Aber vielleicht hätte nicht einmal mehr Gott selbst die Niederlage abwenden können. Wenn er tatsächlich in diesen Kampf eingriff, dann tat er es auf der falschen Seite. So unaufhaltsam, wie die stählerne Faust der Tempelritter vor wenigen Augenblicken unter die Sarazenen gefahren war, so unaufhaltsam wurden sie nun zurückgetrieben. Und als hätte das Schicksal entschieden, dass ihre Atempause schon viel zu lange gewährt hatte, fand sich auch Robin plötzlich im schlimmsten Kampfgetümmel wieder.

Vielleicht überlebte sie die folgenden Minuten nur, weil es eben kein ritterlicher Kampf Mann gegen Mann war, wie sie ihn erwartet hatte, sondern ein brutales, blutiges Gemetzel ohne Regeln oder Plan, ein wüstes Hauen und Stechen, bei dem jeder gegen jeden kämpfte und Hiebe, Stiche und Stöße nahezu ziellos austeilte.

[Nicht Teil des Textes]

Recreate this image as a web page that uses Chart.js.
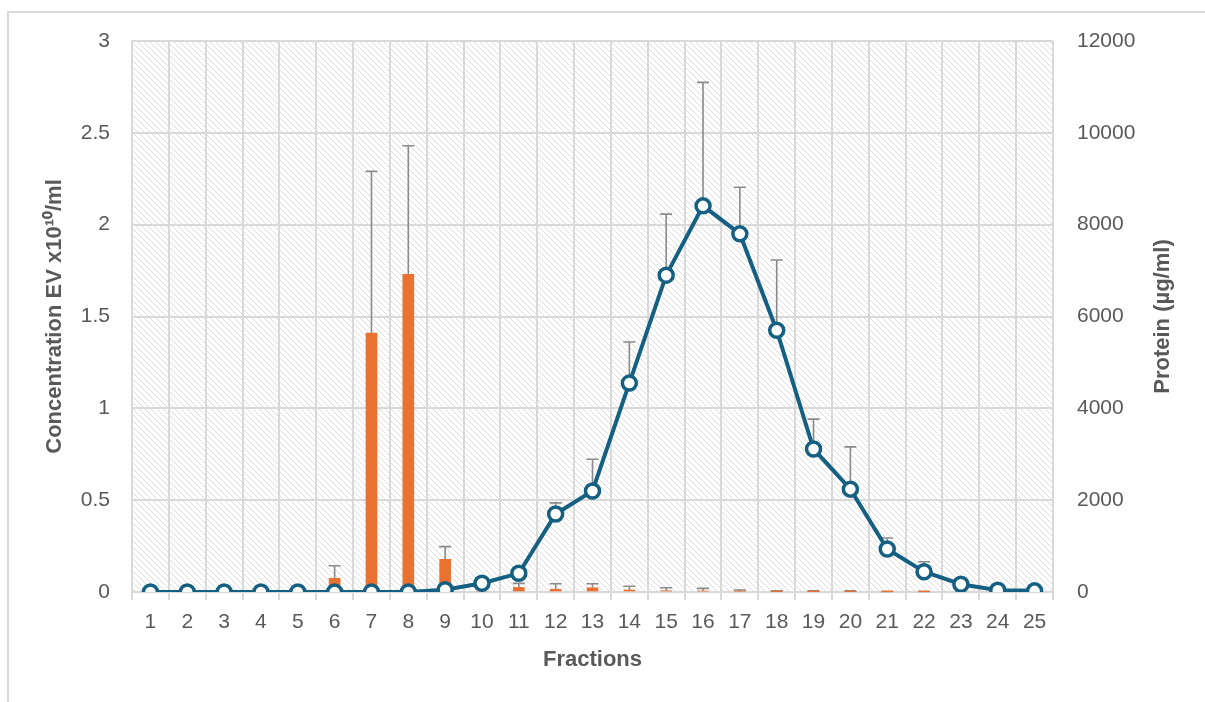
<!DOCTYPE html>
<html>
<head>
<meta charset="utf-8">
<script src="https://cdn.jsdelivr.net/npm/chart.js@4.4.1/dist/chart.umd.min.js"></script>
<style>
  body { margin: 0; background: #fff; overflow: hidden; }
  #wrap { position: relative; width: 1205px; height: 702px; }
  #frame { position: absolute; left: 7px; top: 11px; width: 1210px; height: 700px;
           border-top: 2px solid #d9d9d9; border-left: 2px solid #d9d9d9; }
  #graph { position: absolute; left: 0; top: 0; }
</style>
</head>
<body>
<div id="wrap">
  <div id="frame"></div>
  <canvas id="graph" width="1205" height="702"></canvas>
</div>
<script>
var fractions = ["1","2","3","4","5","6","7","8","9","10","11","12","13","14","15","16","17","18","19","20","21","22","23","24","25"];
// EV concentration (x10^10/ml), bars, left axis
var evConc = [0,0,0,0,0,0.075,1.41,1.73,0.178,0,0.025,0.015,0.023,0.011,0.007,0.005,0.004,0.002,0.002,0.002,0.001,0.001,0,0,0];
var evErr  = [0,0,0,0,0,0.068,0.88,0.70,0.069,0,0.022,0.03,0.022,0.02,0.016,0.015,0.007,0.004,0.004,0.004,0.002,0.002,0,0,0];
// protein (ug/ml), line, right axis
var protein = [0,0,0,0,0,0,0,0,50,190,407,1700,2200,4550,6900,8410,7800,5700,3115,2240,936,442,170,40,25];
var protErr = [0,0,0,0,0,0,0,0,0,0,0,240,690,895,1330,2690,1015,1530,650,920,240,218,0,0,0];

var txt = "#595959";
var gridCol = "#d9d9d9";
var fontFam = "'Liberation Sans', Arial, sans-serif";

function hatch(){
    var c = document.createElement("canvas");
    c.width = 6; c.height = 6;
    var x = c.getContext("2d");
    x.strokeStyle = "#dcdcdc";
    x.lineWidth = 1;
    x.beginPath();
    x.moveTo(0,0); x.lineTo(6,6);
    x.moveTo(-1,5); x.lineTo(1,7);
    x.moveTo(5,-1); x.lineTo(7,1);
    x.stroke();
    return x.createPattern(c, "repeat");
}

var bgHatch = {
    id: "bgHatch",
    beforeDraw: function(chart){
        var a = chart.chartArea, ctx = chart.ctx;
        ctx.save();
        ctx.fillStyle = hatch();
        ctx.fillRect(a.left, a.top, a.right - a.left, a.bottom - a.top);
        ctx.restore();
    }
};

var errorBars = {
    id: "errorBars",
    beforeDatasetsDraw: function(chart){
        var ctx = chart.ctx;
        chart.data.datasets.forEach(function(ds, i){
            if (!ds.errors) return;
            var meta = chart.getDatasetMeta(i);
            var sc = chart.scales[ds.yAxisID];
            meta.data.forEach(function(el, j){
                var e = ds.errors[j];
                if (!e) return;
                var y0 = sc.getPixelForValue(ds.data[j]);
                var y1 = sc.getPixelForValue(ds.data[j] + e);
                ctx.save();
                ctx.strokeStyle = "#8a8a8a";
                ctx.lineWidth = 1.6;
                ctx.beginPath();
                ctx.moveTo(el.x, y0); ctx.lineTo(el.x, y1);
                ctx.moveTo(el.x - 6, y1); ctx.lineTo(el.x + 6, y1);
                ctx.stroke();
                ctx.restore();
            });
        });
    }
};

var rightTitle = {
    id: "rightTitle",
    afterDraw: function(chart){
        var s = chart.scales.y1, ctx = chart.ctx;
        ctx.save();
        ctx.translate(s.right - 42, (s.top + s.bottom) / 2);
        ctx.rotate(-Math.PI / 2);
        ctx.fillStyle = txt;
        ctx.font = "bold 22px " + fontFam;
        ctx.textAlign = "center";
        ctx.textBaseline = "middle";
        ctx.fillText("Protein (\u00b5g/ml)", 0, 0);
        ctx.restore();
    }
};

new Chart("graph", {
    type: "bar",
    data: {
        labels: fractions,
        datasets: [{
            type: "line",
            data: protein,
            errors: protErr,
            yAxisID: "y1",
            borderColor: "#156082",
            borderWidth: 4,
            pointRadius: 7,
            pointBorderWidth: 3.5,
            pointBackgroundColor: "#ffffff",
            pointBorderColor: "#156082",
            fill: false,
            order: 0
        }, {
            type: "bar",
            data: evConc,
            errors: evErr,
            yAxisID: "y",
            backgroundColor: "#E97132",
            barThickness: 11,
            order: 1
        }]
    },
    options: {
        responsive: false,
        animation: false,
        layout: { padding: { top: 41, left: 0, right: 0, bottom: 0 } },
        plugins: { legend: { display: false }, tooltip: { enabled: false } },
        scales: {
            x: {
                offset: true,
                grid: { color: gridCol, lineWidth: 2, tickLength: 8, offset: true },
                border: { color: gridCol, width: 2 },
                ticks: { color: txt, font: { family: fontFam, size: 21 }, padding: 10, maxRotation: 0 },
                title: { display: true, text: "Fractions", color: txt,
                         font: { family: fontFam, size: 22, weight: "bold" }, padding: { bottom: 29 } },
                afterFit: function(s){ s.height = 110; }
            },
            y: {
                position: "left",
                min: 0, max: 3,
                ticks: { stepSize: 0.5, color: txt, font: { family: fontFam, size: 21 }, padding: 22,
                         callback: function(v){ return String(v); } },
                grid: { color: gridCol, lineWidth: 2, drawTicks: false },
                border: { color: gridCol, width: 2 },
                title: { display: true, text: "Concentration EV x10\u00b9\u2070/ml", color: txt,
                         font: { family: fontFam, size: 22, weight: "bold" }, padding: { top: 42 } },
                afterFit: function(s){ s.width = 132; }
            },
            y1: {
                position: "right",
                min: 0, max: 12000,
                ticks: { stepSize: 2000, color: txt, font: { family: fontFam, size: 21 }, padding: 24,
                         callback: function(v){ return String(v); } },
                grid: { drawOnChartArea: false, drawTicks: false },
                border: { display: false },
                afterFit: function(s){ s.width = 152; }
            }
        }
    },
    plugins: [bgHatch, errorBars, rightTitle]
});
</script>
</body>
</html>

Robin erinnerte sich hinterher nicht mehr wirklich an Einzelheiten, und sie hätte es auch nicht gewollt. In ihrer Erinnerung verschmolzen die Minuten, in denen der Angriff des Templerheeres endgültig zusammenbrach und aus dem Stolz der Christenheit ein zerschlagener Haufen flüchtender, verzweifelter Männer wurde, der ums nackte Überleben kämpfte, zu einem einzigen Albtraum aus Lärm und Schmerz und Gestank und Furcht, aus tanzenden Schatten und blitzendem Metall, aus sterbenden Männern und zusammenbrechenden Pferden und dem Gestank von Blut.

Robin schlug und hackte verzweifelt um sich, traf und wurde getroffen. Etwas schrammte an ihrem Rücken entlang und konnte ihr Kettenhemd zwar nicht durchdringen, hinterließ aber dennoch eine Linie aus brennendem Schmerz, der ihr die Tränen in die Augen trieb. Ein harter Schlag warf sie um ein Haar aus dem Sattel. Robin fing sich im letzten Moment wieder, zwang ihr Pferd herum und sah sich unversehens einem riesigen Krieger mit wehendem Mantel und einem blitzenden kupferfarbenen Pickelhelm gegenüber, dessen Krummsäbel auf ihren Hals zielte. Verzweifelt versuchte sie, ihr eigenes Schwert in die Höhe zu reißen, und spürte, dass sie nicht schnell genug sein würde, aber im allerletzten Moment kam irgendwo aus dem Kampfgetümmel hinter ihr ein Speer herangeflogen und durchbohrte den Sarazenen. Der Krieger warf die Arme in die Luft und kippte rücklings aus dem Sattel, und Robin riss ihr Pferd herum und sprengte los, ohne weiter als ein halbes Dutzend Schritte zu kommen.